The former Olympic champion - making a bizarre promotional appearance for his shoe company Puma at the futuristic Ministry of Sound club - maintains that he is first and foremost a coach these days. After all, he did announce his retirement from international competition last season. Racing, though, is still clearly an option, as he demonstrated with his impromptu outing in Norway last weekend.
And while he denies that he will do any more "majors", you sense that he still plans to make a flourish on the track some time this season.
"You never know," he said, from inside a tinfoil Babygro with hood, his expression becoming momentarily wolfish rather than sheepish. "I'm going to run for my club a lot. I'm having fun now."
As he stood uneasily beneath a ceiling full of huge prophylactics - which might either have been representations of stalactites or reminders for safe sex - fun seemed very far away.
So, too, according to him, did this summer's World Championships. "They are in August. I don't even think that far."
Parallels with last year when Christie demurred over doing the Olympics until the eleventh hour are not hard to observe. But whatever involvement the 36-year-old has as a competitor this season, he has already shifted the balance of his attention towards coaching in a way he has never done before.
While the administration of British athletics is currently convulsing itself, athletes themselves are demonstrating a spirit of co-operation never previously seen. Christie has become established this winter as role model and overseer to a group of top-class sprinters including experienced men such as John Regis and Darren Braithwaite, and highly promising newcomers like Jamie Baulch, Darren Campbell and Ian Mackie.
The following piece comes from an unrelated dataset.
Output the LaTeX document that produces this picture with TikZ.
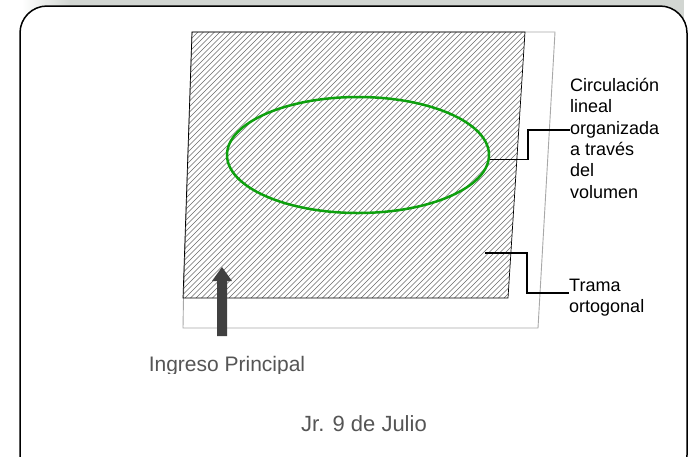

The man whom the 23-year-old Baulch described as "big daddy coach" last weekend has taken his work extremely seriously, setting training schedules for all and passing on his experience to the younger members.
"Before this year it all seemed to be about cliques," he said. "You felt that training was all a big secret. Now, for the first time, all the top sprinters in Britain are learning from each other."
Yet Christie, who leads by example during his sessions, is in excellent shape himself. The suggestion that those he is training need to be wary of being beaten by him sometime this season raises a chuckle.
"The law of the jungle is eat or be eaten," he says. "But I hold nothing back. If I was really out there this season to compete with them, I wouldn't tell them a lot of the things I do."
Christie, who leaves on Monday for a month's training in Australia accompanied by Regis and Campbell, is careful not to pressurise any young sprinter by singling him out for praise. "But if this group continue to work as hard as they are now, the sky is the limit," he said. "In the end, it will be down to the guy who works the hardest and wants it the most."
Christie would not be drawn on who should succeed the outgoing BAF executive chairman, Peter Radford, although he said that the formation of the British Athletes' Association - of which he is a founder director - was a "move in the right direction".
As far as his own direction is concerned, he sees himself coaching only through to the year 2000. Of course, Christie turns 40 in that year which would make him eligible for the World Veteran Championships. Don't rule it out.